Skip the pictures. Set down, word for word, the lines from the start of the material up to and including the line with "-0.082, -0.0367, -0.052];".

** Start of GIVEN MATERIAL **

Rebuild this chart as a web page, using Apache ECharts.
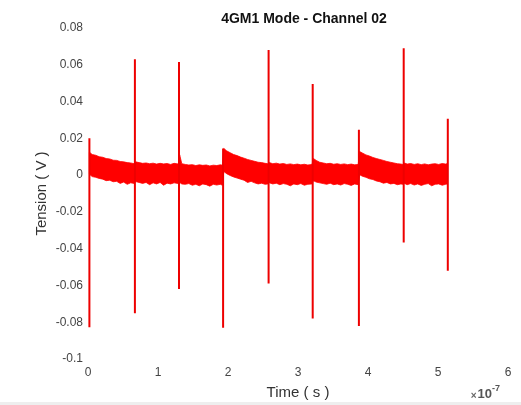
<!DOCTYPE html>
<html>
<head>
<meta charset="utf-8">
<script src="https://cdn.jsdelivr.net/npm/echarts@6/dist/echarts.min.js"></script>
<style>
html,body{margin:0;padding:0;background:#fff;}
#chart{width:521px;height:405px;}
</style>
</head>
<body>
<div id="chart"></div>
<script>
// ---- data (time in units of 1e-7 s, tension in V) ----
var xTicks = [0, 1, 2, 3, 4, 5, 6];
var yTicks = [-0.1, -0.08, -0.06, -0.04, -0.02, 0, 0.02, 0.04, 0.06, 0.08];

// spikes (time, max, min)
var spikeT  = [0.02, 0.67, 1.30, 1.93, 2.58, 3.21, 3.87, 4.51, 5.14];
var spikeHi = [0.020, 0.063, 0.0615, 0.0145, 0.068, 0.0496, 0.0247, 0.069, 0.0306];
var spikeLo = [-0.0827, -0.0751, -0.062, -0.083, -0.0589, -0.078, -0.082, -0.0367, -0.052];

// noise band envelope between spikes
var bandT = [
  0.02,0.06,0.11,0.16,0.21,0.26,0.31,0.36,0.41,0.46,0.51,0.56,0.61,0.66,
  0.68,0.73,0.78,0.83,0.88,0.93,0.98,1.03,1.08,1.13,1.18,1.23,1.29,
  1.31,1.34,1.39,1.44,1.49,1.54,1.59,1.64,1.69,1.74,1.79,1.84,1.89,1.92,
  1.94,1.98,2.03,2.08,2.13,2.18,2.23,2.28,2.33,2.38,2.43,2.48,2.53,2.57,
  2.59,2.64,2.69,2.74,2.79,2.84,2.89,2.94,2.99,3.04,3.09,3.14,3.20,
  3.22,3.26,3.31,3.36,3.41,3.46,3.51,3.56,3.61,3.66,3.71,3.76,3.81,3.86,
  3.88,3.92,3.97,4.02,4.07,4.12,4.17,4.22,4.27,4.32,4.37,4.42,4.47,4.50,
  4.52,4.56,4.61,4.66,4.71,4.76,4.81,4.86,4.91,4.96,5.01,5.06,5.11,5.13
];
var bandHi = [
  0.0125,0.0112,0.0108,0.0100,0.0097,0.0090,0.0088,0.0081,0.0080,0.0074,0.0072,0.0068,0.0066,0.0062,
  0.0072,0.0068,0.0064,0.0066,0.0062,0.0065,0.0060,0.0064,0.0061,0.0063,0.0058,0.0064,0.0060,
  0.0110,0.0062,0.0058,0.0055,0.0057,0.0052,0.0056,0.0053,0.0055,0.0050,0.0054,0.0052,0.0056,0.0054,
  0.0145,0.0132,0.0122,0.0112,0.0106,0.0098,0.0092,0.0085,0.0080,0.0075,0.0070,0.0068,0.0064,0.0062,
  0.0068,0.0062,0.0065,0.0060,0.0063,0.0058,0.0061,0.0057,0.0060,0.0056,0.0059,0.0055,0.0058,
  0.0090,0.0080,0.0070,0.0066,0.0062,0.0064,0.0059,0.0062,0.0058,0.0061,0.0057,0.0060,0.0056,0.0058,
  0.0128,0.0120,0.0110,0.0104,0.0096,0.0090,0.0085,0.0080,0.0074,0.0070,0.0066,0.0062,0.0060,0.0058,
  0.0066,0.0060,0.0063,0.0058,0.0062,0.0057,0.0061,0.0056,0.0060,0.0062,0.0058,0.0063,0.0060,0.0062
];
var bandLo = [
  0.0005,-0.0008,-0.0012,-0.0018,-0.0022,-0.0030,-0.0028,-0.0036,-0.0034,-0.0045,-0.0038,-0.0050,-0.0042,-0.0045,
  -0.0035,-0.0040,-0.0045,-0.0040,-0.0052,-0.0042,-0.0048,-0.0040,-0.0055,-0.0044,-0.0048,-0.0042,-0.0046,
  -0.0040,-0.0048,-0.0050,-0.0046,-0.0055,-0.0050,-0.0058,-0.0048,-0.0052,-0.0060,-0.0050,-0.0054,-0.0050,-0.0055,
  0.0020,0.0008,-0.0002,-0.0010,-0.0016,-0.0022,-0.0028,-0.0040,-0.0034,-0.0042,-0.0048,-0.0044,-0.0050,-0.0048,
  -0.0042,-0.0048,-0.0044,-0.0052,-0.0046,-0.0050,-0.0058,-0.0048,-0.0052,-0.0046,-0.0055,-0.0050,-0.0048,
  -0.0030,-0.0038,-0.0042,-0.0046,-0.0050,-0.0044,-0.0052,-0.0048,-0.0054,-0.0046,-0.0050,-0.0056,-0.0048,-0.0052,
  0.0002,-0.0006,-0.0012,-0.0020,-0.0024,-0.0032,-0.0036,-0.0044,-0.0040,-0.0048,-0.0045,-0.0052,-0.0048,-0.0050,
  -0.0045,-0.0052,-0.0046,-0.0054,-0.0048,-0.0056,-0.0050,-0.0046,-0.0058,-0.0050,-0.0048,-0.0055,-0.0050,-0.0048
];

// ---- build series data ----
var bandData = bandT.map(function (t, i) { return [t, bandHi[i], bandLo[i]]; });
var spikeData = [];
spikeT.forEach(function (t, i) {
  spikeData.push([t, spikeHi[i]]);
  spikeData.push([t, spikeLo[i]]);
  spikeData.push([t, '-']);
});

var RED = '#ff0000';
var chart = echarts.init(document.getElementById('chart'), null, {renderer: 'canvas'});
chart.setOption({
  animation: false,
  backgroundColor: '#ffffff',
  textStyle: {fontFamily: 'Liberation Sans, Arial, sans-serif'},
  title: [{
    text: '4GM1 Mode - Channel 02',
    left: 299, top: 7, textAlign: 'center',
    textStyle: {fontSize: 14, fontWeight: 'bold', color: '#111', fontFamily: 'Liberation Sans, Arial, sans-serif'}
  }, {
    text: '{m|×}{b|10}{s|-7}',
    right: 16, top: 379,
    textStyle: {
      rich: {
        m: {fontSize: 10, color: '#666', fontFamily: 'Liberation Sans, Arial', verticalAlign: 'bottom', padding: [0, 1, 0, 0]},
        b: {fontSize: 13, color: '#555', fontFamily: 'Liberation Sans, Arial', verticalAlign: 'bottom'},
        s: {fontSize: 9, color: '#555', fontFamily: 'Liberation Sans, Arial', verticalAlign: 'top', padding: [0, 0, 8, 0]}
      }
    }
  }],
  grid: {left: 88, right: 13, top: 28, bottom: 45, containLabel: false},
  xAxis: {
    type: 'value', min: xTicks[0], max: xTicks[xTicks.length - 1], interval: 1,
    name: 'Time ( s )', nameLocation: 'middle', nameGap: 26, nameMoveOverlap: false,
    nameTextStyle: {fontSize: 15, color: '#333'},
    axisLine: {show: false}, axisTick: {show: false}, splitLine: {show: false},
    axisLabel: {fontSize: 12, color: '#444', margin: 8}
  },
  yAxis: {
    type: 'value', min: yTicks[0], max: yTicks[yTicks.length - 1], interval: 0.02,
    name: 'Tension ( V )', nameLocation: 'middle', nameGap: 39, nameRotate: 90, nameMoveOverlap: false,
    nameTextStyle: {fontSize: 15, color: '#333'},
    axisLine: {show: false}, axisTick: {show: false}, splitLine: {show: false},
    axisLabel: {fontSize: 12, color: '#444', margin: 5,
      formatter: function (v) { return String(+v.toFixed(2)); }}
  },
  graphic: [{
    type: 'rect', left: 0, bottom: 0, shape: {width: 521, height: 3},
    style: {fill: '#eeeeee'}, silent: true
  }],
  series: [{
    type: 'custom',
    data: bandData,
    encode: {x: 0, y: [1, 2]},
    renderItem: function (params, api) {
      // whole band drawn once as a single polygon: upper edge forward, lower edge back
      if (params.dataIndexInside !== 0) return {type: 'group', children: []};
      var n = params.dataInsideLength, pts = [], k;
      for (k = 0; k < n; k++) pts.push(api.coord([api.value(0, k), api.value(1, k)]));
      for (k = n - 1; k >= 0; k--) pts.push(api.coord([api.value(0, k), api.value(2, k)]));
      return {type: 'polygon', shape: {points: pts},
        style: {fill: RED, stroke: RED, lineWidth: 0.8}};
    },
    z: 2
  }, {
    type: 'line',
    data: spikeData,
    showSymbol: false,
    connectNulls: false,
    lineStyle: {color: '#ee0000', width: 2},
    itemStyle: {color: '#ee0000'},
    z: 3
  }]
});
</script>
</body>
</html>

** End of GIVEN MATERIAL **

TASK OUTPUT:
Rebuild this chart as a web page, using Apache ECharts.
<!DOCTYPE html>
<html>
<head>
<meta charset="utf-8">
<script src="https://cdn.jsdelivr.net/npm/echarts@6/dist/echarts.min.js"></script>
<style>
html,body{margin:0;padding:0;background:#fff;}
#chart{width:521px;height:405px;}
</style>
</head>
<body>
<div id="chart"></div>
<script>
// ---- data (time in units of 1e-7 s, tension in V) ----
var xTicks = [0, 1, 2, 3, 4, 5, 6];
var yTicks = [-0.1, -0.08, -0.06, -0.04, -0.02, 0, 0.02, 0.04, 0.06, 0.08];

// spikes (time, max, min)
var spikeT  = [0.02, 0.67, 1.30, 1.93, 2.58, 3.21, 3.87, 4.51, 5.14];
var spikeHi = [0.020, 0.063, 0.0615, 0.0145, 0.068, 0.0496, 0.0247, 0.069, 0.0306];
var spikeLo = [-0.0827, -0.0751, -0.062, -0.083, -0.0589, -0.078, -0.082, -0.0367, -0.052];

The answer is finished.